Faust v. Bellingham Lodge No. 493, Loyal Order of Moose, Inc.

¶28 The Lodge’s arguments in favor of CR 41(a)(4) dismissal require construing the rule to include voluntary stipulated dismissals as dismissals that trigger the “two dismissal” rule. As discussed above, we construe the rule to apply only to unilateral dismissals by the plaintiff. Both dismissals at issue in this matter were by stipulation of the parties. We affirm the trial court denial of the Lodge’s motion to dismiss Faust’s third lawsuit.

*249CONCLUSION

¶29 We hold that CR 41(a)(4)’s “two dismissal” rule operates as a nondiscretionary adjudication upon the merits when the dismissals at issue are unilaterally obtained by a plaintiff. We affirm the Court of Appeals, Division Three decision dismissing Spokane County’s third action in Specialty Auto. We affirm the trial court decision denying the Lodge’s motion to dismiss Faust’s third action in Faust.

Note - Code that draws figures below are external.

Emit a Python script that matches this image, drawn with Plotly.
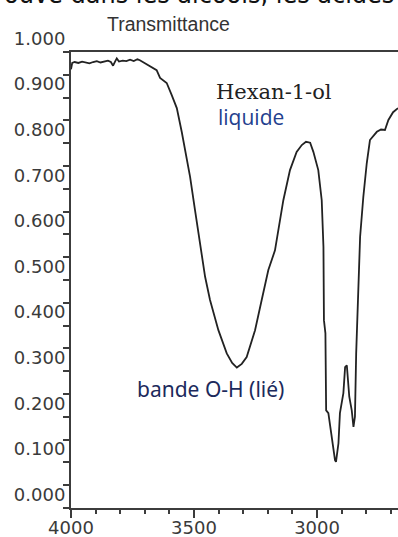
import plotly.graph_objects as go

wavenumber = [4000, 3995, 3985, 3970, 3955, 3940, 3925, 3910, 3895, 3880, 3865, 3850, 3838, 3829,
              3820, 3814, 3805, 3790, 3775, 3760, 3745, 3730, 3720, 3700, 3679, 3652, 3638, 3611,
              3591, 3570, 3550, 3530, 3516, 3496, 3476, 3455, 3435, 3401, 3367, 3345, 3326, 3306,
              3286, 3252, 3225, 3198, 3171, 3137, 3110, 3083, 3062, 3045, 3028, 3015, 2995, 2981,
              2974, 2972, 2966, 2963, 2954, 2947, 2936, 2927, 2923, 2913, 2907, 2893, 2886, 2879,
              2869, 2859, 2852, 2846, 2841, 2836, 2832, 2825, 2812, 2798, 2785, 2770, 2757, 2740,
              2724, 2710, 2691, 2671]
transmittance = [0.962, 0.976, 0.978, 0.976, 0.979, 0.977, 0.975, 0.978, 0.980, 0.977, 0.979, 0.981,
                 0.978, 0.970, 0.980, 0.986, 0.979, 0.981, 0.980, 0.983, 0.980, 0.984, 0.982, 0.976,
                 0.968, 0.960, 0.943, 0.932, 0.906, 0.877, 0.825, 0.767, 0.726, 0.653, 0.581, 0.507,
                 0.456, 0.390, 0.339, 0.318, 0.308, 0.316, 0.331, 0.390, 0.456, 0.522, 0.565, 0.675,
                 0.741, 0.781, 0.796, 0.803, 0.801, 0.781, 0.741, 0.675, 0.573, 0.412, 0.383, 0.214,
                 0.208, 0.178, 0.142, 0.105, 0.101, 0.142, 0.208, 0.252, 0.309, 0.313, 0.244, 0.214,
                 0.178, 0.200, 0.339, 0.412, 0.499, 0.595, 0.682, 0.756, 0.807, 0.818, 0.825, 0.830,
                 0.829, 0.851, 0.868, 0.877]

x_ticks = [4000, 3500, 3000]
y_ticks = [0.0, 0.1, 0.2, 0.3, 0.4, 0.5, 0.6, 0.7, 0.8, 0.9, 1.0]
y_tick_labels = ["0.000", "0.100", "0.200", "0.300", "0.400", "0.500",
                 "0.600", "0.700", "0.800", "0.900", "1.000"]

axis_col = "#3c3c3c"
tick_font = dict(family="DejaVu Sans", size=18, color="#3a3a3a")

fig = go.Figure()
fig.add_trace(go.Scatter(x=wavenumber, y=transmittance, mode="lines",
                         line=dict(color="#222222", width=1.8), showlegend=False,
                         hoverinfo="skip"))

fig.update_layout(
    width=398, height=537,
    margin=dict(l=71, r=0, t=52, b=29),
    paper_bgcolor="white", plot_bgcolor="white",
    xaxis=dict(range=[4000, 2671], tickvals=x_ticks, ticktext=[str(v) for v in x_ticks],
               automargin=False,
               showgrid=False, zeroline=False, showline=True, linecolor=axis_col, linewidth=2,
               mirror=True, ticks="outside", ticklen=8, tickwidth=2, tickcolor=axis_col,
               tickfont=tick_font, ticklabelstandoff=-6,
               minor=dict(dtick=100, tick0=0, ticks="outside", ticklen=4, tickwidth=2,
                          tickcolor=axis_col, showgrid=False)),
    yaxis=dict(range=[0, 1], tickvals=y_ticks, ticktext=y_tick_labels,
               automargin=False,
               showgrid=False, zeroline=False, showline=True, linecolor=axis_col, linewidth=2,
               ticks="outside", ticklen=6, tickwidth=2, tickcolor=axis_col,
               tickfont=tick_font, ticklabelposition="outside top",
               minor=dict(dtick=0.05, tick0=0, ticks="outside", ticklen=6, tickwidth=2,
                          tickcolor=axis_col, showgrid=False)),
)

fig.add_annotation(text="Transmittance", xref="paper", yref="paper", x=0.297, y=1.0625,
                   xanchor="center", yanchor="middle", showarrow=False,
                   font=dict(family="Liberation Sans", size=19.5, color="#333333"))
fig.add_annotation(text="ouvé dans les alcools, les acides", xref="paper", yref="paper",
                   x=-0.212, y=1.0896, xanchor="left", yanchor="bottom", showarrow=False,
                   font=dict(family="DejaVu Sans", size=24, color="#111111"))
fig.add_annotation(text="Hexan-1-ol", xref="x", yref="y", x=3420, y=0.912,
                   xanchor="left", yanchor="middle", showarrow=False,
                   font=dict(family="DejaVu Serif", size=21, color="#222222"))
fig.add_annotation(text="liquide", xref="x", yref="y", x=3412, y=0.857,
                   xanchor="left", yanchor="middle", showarrow=False,
                   font=dict(family="Open Sans", size=21, color="#23408e"))
fig.add_annotation(text="bande O-H (lié)", xref="x", yref="y", x=3740, y=0.260,
                   xanchor="left", yanchor="middle", showarrow=False,
                   font=dict(family="Noto Sans", size=21, color="#1c2a5c"))

fig.write_html("out.html", config={"displayModeBar": False},
               post_script="document.body.style.margin='0';")
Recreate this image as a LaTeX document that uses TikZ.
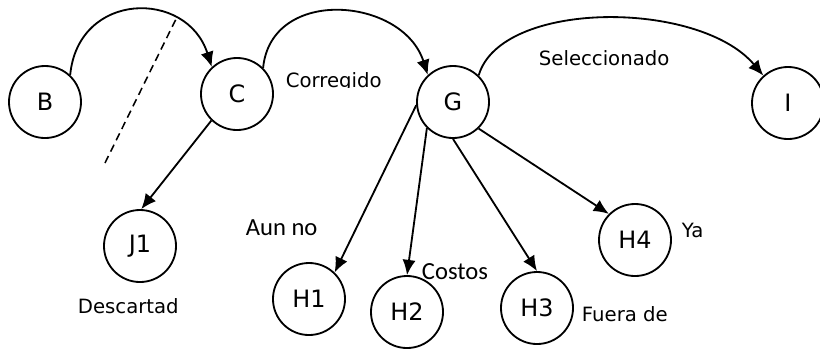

Alexander, C.J., and Ireland, Bridge, Chambers, and Owens, JJ., concur.

Any analogous rule from another jurisdiction allowing for unilateral dismissal by a plaintiff also applies.

Under our holding, a defendant may prevent abusive use of the rule simply by declining to stipulate to dismissal.

We make no ruling on whether Spokane County may introduce evidence otherwise excluded by dismissal of its third complaint to avoid any claims brought by Specialty Auto.